Serve una svolta: in Italia la proposta di legge “Alessandroni” (DDL 2284/2022) chiede sanzioni penali personali per gli amministratori e l’obbligo di risarcimento immediato alle vittime, ma è ferma in commissione da un anno.
Cosa può fare una persona sola – e cosa non basta più
- Congelare i servizi di credito: in Italia si può chiedere la “frode alert” a Crif, Experian e CTC. Costa pochi euro ed è valido un anno.
- Password uniche + manager: ancora oggi il 68 % degli italiani riutilizza la stessa password. Se non vuoi un vault self-hosted, Bitwarden ha un piano gratuito open-source; se invece vuoi tenere tutto in casa, Vaultwarden si installa su un Raspberry Pi in mezz’ora.

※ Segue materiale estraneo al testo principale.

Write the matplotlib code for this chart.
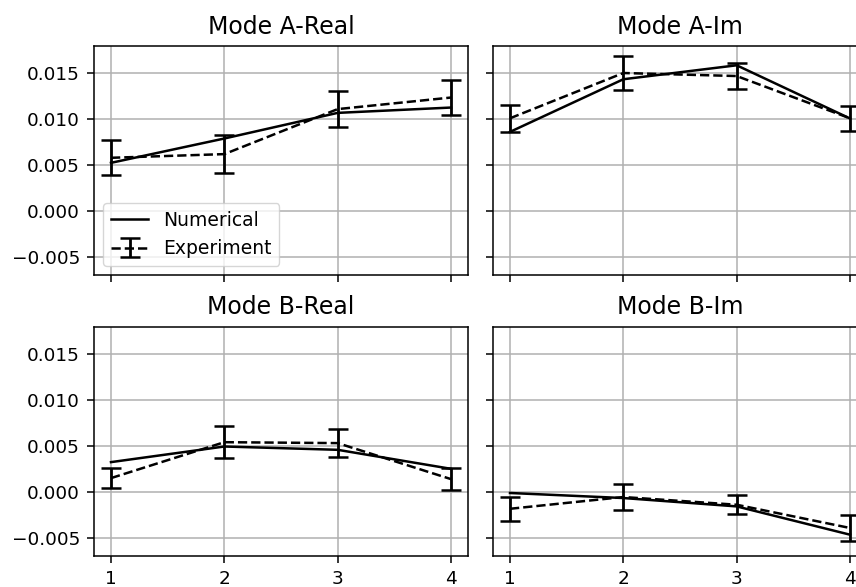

- Verifica in tempo reale: il portale haveibeenpwned.com di Troy Hunt ora invia notifiche push se la tua mail finisce in un nuovo dump; in alternativa Firefox Monitor e Google Password Checkup scansionano automaticamente le credenziali salvate nel browser.
- Menomare il dato: dove possibile, dare informazioni incomplete. Il negozio online ha davvero bisogno della tua data di nascita? Il campo “nome” può diventare “G. Rossi” senza che nessuno si offenda.
- Backup criptati offline: quando il ransomware colpisce (e lo fa nel 40 % dei casi di breach aziendale), l’unico antidoto è un disco scollegato aggiornato almeno ogni settimana.
Il problema non è “se”, ma “quando”
Nel 2019 Bruce Schneier diceva: “I dati sono un sottoprodotto tossico del XXI secolo”.
Sei anni dopo la frase è ancora vera, solo che la tossicità è diventata cronica.
Non esiste un software, un consiglio o una legge che possa renderci immuni: l’unica difesa è ridurre la quantità di veleno che produciamo, chiedere conto a chi lo immagazzina e, quando il danno arriva, avere già in tasca il piano di fuga.
Perché il furto dei dati non è un episodio: è il prezzo d’ingresso a un mondo che ha scelto di conoscere tutto di noi, prima ancora che noi conoscessimo noi stessi.